"""

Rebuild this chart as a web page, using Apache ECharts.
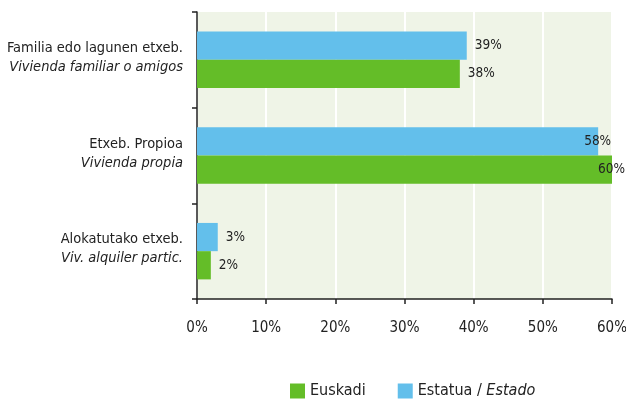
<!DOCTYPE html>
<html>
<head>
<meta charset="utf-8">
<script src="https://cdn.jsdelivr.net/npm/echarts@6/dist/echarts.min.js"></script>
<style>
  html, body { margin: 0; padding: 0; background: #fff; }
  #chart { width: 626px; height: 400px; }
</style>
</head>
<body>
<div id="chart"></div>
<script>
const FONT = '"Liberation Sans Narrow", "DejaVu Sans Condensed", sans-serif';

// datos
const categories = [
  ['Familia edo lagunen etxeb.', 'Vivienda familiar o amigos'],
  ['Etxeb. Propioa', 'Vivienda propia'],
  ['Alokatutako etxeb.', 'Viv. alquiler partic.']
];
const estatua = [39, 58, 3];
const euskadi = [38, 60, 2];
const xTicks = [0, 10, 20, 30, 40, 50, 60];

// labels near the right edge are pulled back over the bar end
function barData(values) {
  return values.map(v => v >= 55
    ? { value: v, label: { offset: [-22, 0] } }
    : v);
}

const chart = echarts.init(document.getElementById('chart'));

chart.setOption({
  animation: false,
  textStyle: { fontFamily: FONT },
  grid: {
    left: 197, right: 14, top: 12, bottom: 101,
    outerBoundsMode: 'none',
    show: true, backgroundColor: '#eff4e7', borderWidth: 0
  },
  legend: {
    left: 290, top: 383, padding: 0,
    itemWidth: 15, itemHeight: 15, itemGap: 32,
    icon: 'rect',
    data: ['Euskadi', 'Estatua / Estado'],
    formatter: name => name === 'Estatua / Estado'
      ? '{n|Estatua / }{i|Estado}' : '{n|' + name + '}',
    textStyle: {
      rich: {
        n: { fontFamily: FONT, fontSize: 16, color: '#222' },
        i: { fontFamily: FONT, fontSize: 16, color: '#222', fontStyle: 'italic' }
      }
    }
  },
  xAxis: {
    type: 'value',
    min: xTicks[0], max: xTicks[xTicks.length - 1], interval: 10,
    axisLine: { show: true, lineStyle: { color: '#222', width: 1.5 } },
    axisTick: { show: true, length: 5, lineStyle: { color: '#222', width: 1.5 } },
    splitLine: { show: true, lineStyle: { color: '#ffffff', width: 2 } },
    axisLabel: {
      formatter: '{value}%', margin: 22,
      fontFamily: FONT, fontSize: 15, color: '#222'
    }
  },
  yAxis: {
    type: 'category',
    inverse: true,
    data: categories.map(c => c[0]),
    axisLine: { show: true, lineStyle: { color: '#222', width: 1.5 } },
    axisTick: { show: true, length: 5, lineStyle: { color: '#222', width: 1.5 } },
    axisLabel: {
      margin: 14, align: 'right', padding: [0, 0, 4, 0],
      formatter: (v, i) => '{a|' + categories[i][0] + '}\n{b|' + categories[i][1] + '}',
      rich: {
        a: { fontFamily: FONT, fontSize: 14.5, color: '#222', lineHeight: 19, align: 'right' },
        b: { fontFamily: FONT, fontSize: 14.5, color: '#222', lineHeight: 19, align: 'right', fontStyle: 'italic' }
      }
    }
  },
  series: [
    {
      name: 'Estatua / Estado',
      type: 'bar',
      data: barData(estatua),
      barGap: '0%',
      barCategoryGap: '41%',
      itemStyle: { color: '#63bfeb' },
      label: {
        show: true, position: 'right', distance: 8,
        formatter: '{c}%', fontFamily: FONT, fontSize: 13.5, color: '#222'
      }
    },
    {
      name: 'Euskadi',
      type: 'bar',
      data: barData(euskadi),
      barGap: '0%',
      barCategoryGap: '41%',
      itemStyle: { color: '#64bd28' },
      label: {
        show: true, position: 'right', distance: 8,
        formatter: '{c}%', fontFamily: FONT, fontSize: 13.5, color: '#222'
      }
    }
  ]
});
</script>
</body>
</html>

"""

__TASK INSTRUCTIONS__
Write out exactly the lines between the start of the data and the line with "const chart = echarts.init(document.getElementById('chart'));", including both, but none of the pictures.

__ANSWER TO THIS PROBLEM__
Rebuild this chart as a web page, using Apache ECharts.
<!DOCTYPE html>
<html>
<head>
<meta charset="utf-8">
<script src="https://cdn.jsdelivr.net/npm/echarts@6/dist/echarts.min.js"></script>
<style>
  html, body { margin: 0; padding: 0; background: #fff; }
  #chart { width: 626px; height: 400px; }
</style>
</head>
<body>
<div id="chart"></div>
<script>
const FONT = '"Liberation Sans Narrow", "DejaVu Sans Condensed", sans-serif';

// datos
const categories = [
  ['Familia edo lagunen etxeb.', 'Vivienda familiar o amigos'],
  ['Etxeb. Propioa', 'Vivienda propia'],
  ['Alokatutako etxeb.', 'Viv. alquiler partic.']
];
const estatua = [39, 58, 3];
const euskadi = [38, 60, 2];
const xTicks = [0, 10, 20, 30, 40, 50, 60];

// labels near the right edge are pulled back over the bar end
function barData(values) {
  return values.map(v => v >= 55
    ? { value: v, label: { offset: [-22, 0] } }
    : v);
}

const chart = echarts.init(document.getElementById('chart'));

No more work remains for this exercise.